## Work to be completed
Output the full listing below exactly, without the pictures.

--- start of Information supplied ---

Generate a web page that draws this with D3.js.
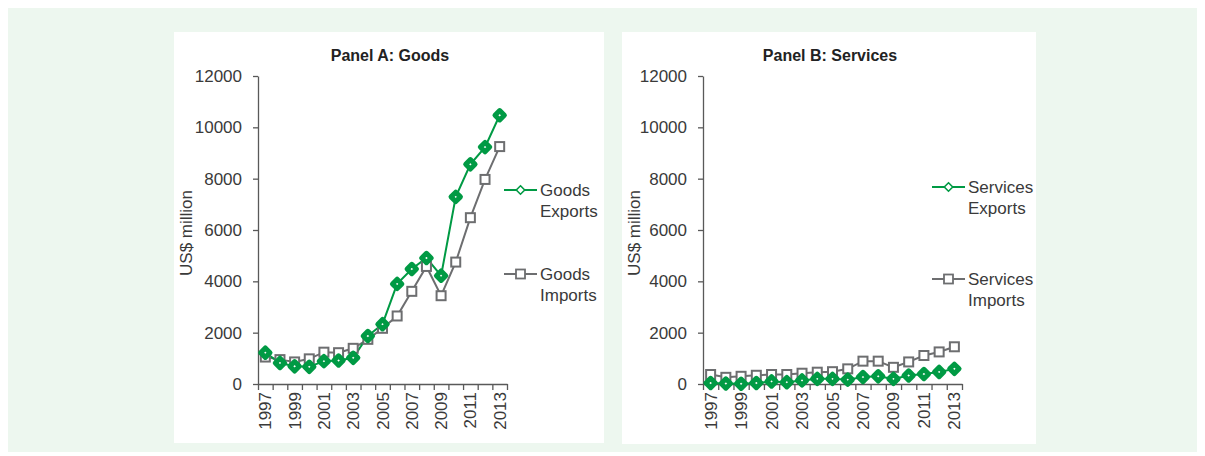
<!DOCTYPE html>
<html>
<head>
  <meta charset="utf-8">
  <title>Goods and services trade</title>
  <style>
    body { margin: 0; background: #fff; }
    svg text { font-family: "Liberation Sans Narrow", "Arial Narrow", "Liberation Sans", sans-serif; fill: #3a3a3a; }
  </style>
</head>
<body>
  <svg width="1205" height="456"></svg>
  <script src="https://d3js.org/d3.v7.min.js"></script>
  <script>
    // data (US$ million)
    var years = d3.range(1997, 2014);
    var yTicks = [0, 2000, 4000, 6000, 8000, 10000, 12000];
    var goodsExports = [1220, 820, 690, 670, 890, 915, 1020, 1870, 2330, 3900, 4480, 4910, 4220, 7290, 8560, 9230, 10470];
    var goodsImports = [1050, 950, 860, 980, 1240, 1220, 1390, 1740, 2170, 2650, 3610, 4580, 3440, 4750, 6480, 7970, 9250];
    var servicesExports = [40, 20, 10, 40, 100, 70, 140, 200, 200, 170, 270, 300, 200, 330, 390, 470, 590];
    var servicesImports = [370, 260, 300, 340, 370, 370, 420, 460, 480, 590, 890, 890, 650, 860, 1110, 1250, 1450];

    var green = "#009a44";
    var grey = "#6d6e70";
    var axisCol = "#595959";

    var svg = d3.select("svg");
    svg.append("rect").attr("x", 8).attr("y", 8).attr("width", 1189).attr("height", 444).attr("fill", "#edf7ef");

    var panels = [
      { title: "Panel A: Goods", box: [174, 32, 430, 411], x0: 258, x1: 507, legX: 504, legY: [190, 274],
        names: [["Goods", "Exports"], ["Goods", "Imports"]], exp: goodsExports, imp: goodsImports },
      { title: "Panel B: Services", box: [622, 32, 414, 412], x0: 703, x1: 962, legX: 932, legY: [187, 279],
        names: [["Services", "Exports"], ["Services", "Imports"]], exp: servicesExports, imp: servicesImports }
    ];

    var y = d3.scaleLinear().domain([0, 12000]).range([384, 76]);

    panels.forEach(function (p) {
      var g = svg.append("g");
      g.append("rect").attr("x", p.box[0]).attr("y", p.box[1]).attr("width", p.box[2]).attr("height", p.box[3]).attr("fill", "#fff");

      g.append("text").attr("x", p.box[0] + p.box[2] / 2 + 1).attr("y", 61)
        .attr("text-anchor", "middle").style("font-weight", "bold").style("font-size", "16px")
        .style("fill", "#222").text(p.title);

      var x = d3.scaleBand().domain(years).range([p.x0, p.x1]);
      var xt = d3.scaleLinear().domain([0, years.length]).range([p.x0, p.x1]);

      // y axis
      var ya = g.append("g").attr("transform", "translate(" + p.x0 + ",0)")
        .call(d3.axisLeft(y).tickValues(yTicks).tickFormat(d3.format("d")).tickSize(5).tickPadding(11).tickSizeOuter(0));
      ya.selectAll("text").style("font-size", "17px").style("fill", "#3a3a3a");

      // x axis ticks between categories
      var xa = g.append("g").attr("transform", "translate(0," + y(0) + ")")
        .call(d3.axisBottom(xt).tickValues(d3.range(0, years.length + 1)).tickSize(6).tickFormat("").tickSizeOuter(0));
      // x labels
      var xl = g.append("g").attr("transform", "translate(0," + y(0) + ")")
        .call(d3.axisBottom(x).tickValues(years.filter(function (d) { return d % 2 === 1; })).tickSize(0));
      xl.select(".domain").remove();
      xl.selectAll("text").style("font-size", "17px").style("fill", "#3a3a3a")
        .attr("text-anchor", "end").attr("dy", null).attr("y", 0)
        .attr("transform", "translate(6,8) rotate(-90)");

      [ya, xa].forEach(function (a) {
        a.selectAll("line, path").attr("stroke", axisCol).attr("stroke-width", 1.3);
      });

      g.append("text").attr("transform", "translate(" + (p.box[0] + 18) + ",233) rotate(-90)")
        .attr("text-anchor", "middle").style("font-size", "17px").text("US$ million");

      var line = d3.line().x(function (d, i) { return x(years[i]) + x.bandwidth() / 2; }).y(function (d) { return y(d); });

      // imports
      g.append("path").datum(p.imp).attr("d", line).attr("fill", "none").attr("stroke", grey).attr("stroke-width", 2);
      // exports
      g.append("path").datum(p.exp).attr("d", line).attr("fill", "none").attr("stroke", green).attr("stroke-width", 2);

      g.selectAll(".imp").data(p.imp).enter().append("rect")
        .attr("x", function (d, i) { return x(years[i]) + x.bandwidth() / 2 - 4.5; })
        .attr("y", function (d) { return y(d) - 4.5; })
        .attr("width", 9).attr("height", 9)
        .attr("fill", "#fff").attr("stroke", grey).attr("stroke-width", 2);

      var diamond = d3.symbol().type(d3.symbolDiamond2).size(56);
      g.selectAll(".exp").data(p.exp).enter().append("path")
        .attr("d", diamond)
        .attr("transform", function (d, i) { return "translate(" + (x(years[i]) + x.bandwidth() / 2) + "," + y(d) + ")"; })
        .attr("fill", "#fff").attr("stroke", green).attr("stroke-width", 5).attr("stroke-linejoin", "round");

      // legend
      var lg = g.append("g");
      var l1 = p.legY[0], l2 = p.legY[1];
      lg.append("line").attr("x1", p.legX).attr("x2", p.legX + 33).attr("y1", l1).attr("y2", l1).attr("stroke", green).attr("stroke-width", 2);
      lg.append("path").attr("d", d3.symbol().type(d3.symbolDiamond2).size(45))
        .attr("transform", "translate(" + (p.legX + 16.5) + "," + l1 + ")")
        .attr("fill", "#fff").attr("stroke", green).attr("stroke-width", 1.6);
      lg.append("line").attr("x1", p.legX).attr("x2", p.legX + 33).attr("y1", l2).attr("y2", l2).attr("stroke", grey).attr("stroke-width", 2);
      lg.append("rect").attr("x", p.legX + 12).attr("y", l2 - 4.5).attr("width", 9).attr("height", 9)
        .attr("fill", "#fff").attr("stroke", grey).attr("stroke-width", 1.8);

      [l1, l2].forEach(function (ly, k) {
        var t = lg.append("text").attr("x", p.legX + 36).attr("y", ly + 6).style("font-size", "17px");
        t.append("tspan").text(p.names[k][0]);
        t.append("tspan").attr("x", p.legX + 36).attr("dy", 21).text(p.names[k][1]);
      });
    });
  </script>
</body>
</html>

--- end of Information supplied ---

## Answer to this task
Generate a web page that draws this with D3.js.
<!DOCTYPE html>
<html>
<head>
  <meta charset="utf-8">
  <title>Goods and services trade</title>
  <style>
    body { margin: 0; background: #fff; }
    svg text { font-family: "Liberation Sans Narrow", "Arial Narrow", "Liberation Sans", sans-serif; fill: #3a3a3a; }
  </style>
</head>
<body>
  <svg width="1205" height="456"></svg>
  <script src="https://d3js.org/d3.v7.min.js"></script>
  <script>
    // data (US$ million)
    var years = d3.range(1997, 2014);
    var yTicks = [0, 2000, 4000, 6000, 8000, 10000, 12000];
    var goodsExports = [1220, 820, 690, 670, 890, 915, 1020, 1870, 2330, 3900, 4480, 4910, 4220, 7290, 8560, 9230, 10470];
    var goodsImports = [1050, 950, 860, 980, 1240, 1220, 1390, 1740, 2170, 2650, 3610, 4580, 3440, 4750, 6480, 7970, 9250];
    var servicesExports = [40, 20, 10, 40, 100, 70, 140, 200, 200, 170, 270, 300, 200, 330, 390, 470, 590];
    var servicesImports = [370, 260, 300, 340, 370, 370, 420, 460, 480, 590, 890, 890, 650, 860, 1110, 1250, 1450];

    var green = "#009a44";
    var grey = "#6d6e70";
    var axisCol = "#595959";

    var svg = d3.select("svg");
    svg.append("rect").attr("x", 8).attr("y", 8).attr("width", 1189).attr("height", 444).attr("fill", "#edf7ef");

    var panels = [
      { title: "Panel A: Goods", box: [174, 32, 430, 411], x0: 258, x1: 507, legX: 504, legY: [190, 274],
        names: [["Goods", "Exports"], ["Goods", "Imports"]], exp: goodsExports, imp: goodsImports },
      { title: "Panel B: Services", box: [622, 32, 414, 412], x0: 703, x1: 962, legX: 932, legY: [187, 279],
        names: [["Services", "Exports"], ["Services", "Imports"]], exp: servicesExports, imp: servicesImports }
    ];

    var y = d3.scaleLinear().domain([0, 12000]).range([384, 76]);

    panels.forEach(function (p) {
      var g = svg.append("g");
      g.append("rect").attr("x", p.box[0]).attr("y", p.box[1]).attr("width", p.box[2]).attr("height", p.box[3]).attr("fill", "#fff");

      g.append("text").attr("x", p.box[0] + p.box[2] / 2 + 1).attr("y", 61)
        .attr("text-anchor", "middle").style("font-weight", "bold").style("font-size", "16px")
        .style("fill", "#222").text(p.title);

      var x = d3.scaleBand().domain(years).range([p.x0, p.x1]);
      var xt = d3.scaleLinear().domain([0, years.length]).range([p.x0, p.x1]);

      // y axis
      var ya = g.append("g").attr("transform", "translate(" + p.x0 + ",0)")
        .call(d3.axisLeft(y).tickValues(yTicks).tickFormat(d3.format("d")).tickSize(5).tickPadding(11).tickSizeOuter(0));
      ya.selectAll("text").style("font-size", "17px").style("fill", "#3a3a3a");

      // x axis ticks between categories
      var xa = g.append("g").attr("transform", "translate(0," + y(0) + ")")
        .call(d3.axisBottom(xt).tickValues(d3.range(0, years.length + 1)).tickSize(6).tickFormat("").tickSizeOuter(0));
      // x labels
      var xl = g.append("g").attr("transform", "translate(0," + y(0) + ")")
        .call(d3.axisBottom(x).tickValues(years.filter(function (d) { return d % 2 === 1; })).tickSize(0));
      xl.select(".domain").remove();
      xl.selectAll("text").style("font-size", "17px").style("fill", "#3a3a3a")
        .attr("text-anchor", "end").attr("dy", null).attr("y", 0)
        .attr("transform", "translate(6,8) rotate(-90)");

      [ya, xa].forEach(function (a) {
        a.selectAll("line, path").attr("stroke", axisCol).attr("stroke-width", 1.3);
      });

      g.append("text").attr("transform", "translate(" + (p.box[0] + 18) + ",233) rotate(-90)")
        .attr("text-anchor", "middle").style("font-size", "17px").text("US$ million");

      var line = d3.line().x(function (d, i) { return x(years[i]) + x.bandwidth() / 2; }).y(function (d) { return y(d); });

      // imports
      g.append("path").datum(p.imp).attr("d", line).attr("fill", "none").attr("stroke", grey).attr("stroke-width", 2);
      // exports
      g.append("path").datum(p.exp).attr("d", line).attr("fill", "none").attr("stroke", green).attr("stroke-width", 2);

      g.selectAll(".imp").data(p.imp).enter().append("rect")
        .attr("x", function (d, i) { return x(years[i]) + x.bandwidth() / 2 - 4.5; })
        .attr("y", function (d) { return y(d) - 4.5; })
        .attr("width", 9).attr("height", 9)
        .attr("fill", "#fff").attr("stroke", grey).attr("stroke-width", 2);

      var diamond = d3.symbol().type(d3.symbolDiamond2).size(56);
      g.selectAll(".exp").data(p.exp).enter().append("path")
        .attr("d", diamond)
        .attr("transform", function (d, i) { return "translate(" + (x(years[i]) + x.bandwidth() / 2) + "," + y(d) + ")"; })
        .attr("fill", "#fff").attr("stroke", green).attr("stroke-width", 5).attr("stroke-linejoin", "round");

      // legend
      var lg = g.append("g");
      var l1 = p.legY[0], l2 = p.legY[1];
      lg.append("line").attr("x1", p.legX).attr("x2", p.legX + 33).attr("y1", l1).attr("y2", l1).attr("stroke", green).attr("stroke-width", 2);
      lg.append("path").attr("d", d3.symbol().type(d3.symbolDiamond2).size(45))
        .attr("transform", "translate(" + (p.legX + 16.5) + "," + l1 + ")")
        .attr("fill", "#fff").attr("stroke", green).attr("stroke-width", 1.6);
      lg.append("line").attr("x1", p.legX).attr("x2", p.legX + 33).attr("y1", l2).attr("y2", l2).attr("stroke", grey).attr("stroke-width", 2);
      lg.append("rect").attr("x", p.legX + 12).attr("y", l2 - 4.5).attr("width", 9).attr("height", 9)
        .attr("fill", "#fff").attr("stroke", grey).attr("stroke-width", 1.8);

      [l1, l2].forEach(function (ly, k) {
        var t = lg.append("text").attr("x", p.legX + 36).attr("y", ly + 6).style("font-size", "17px");
        t.append("tspan").text(p.names[k][0]);
        t.append("tspan").attr("x", p.legX + 36).attr("dy", 21).text(p.names[k][1]);
      });
    });
  </script>
</body>
</html>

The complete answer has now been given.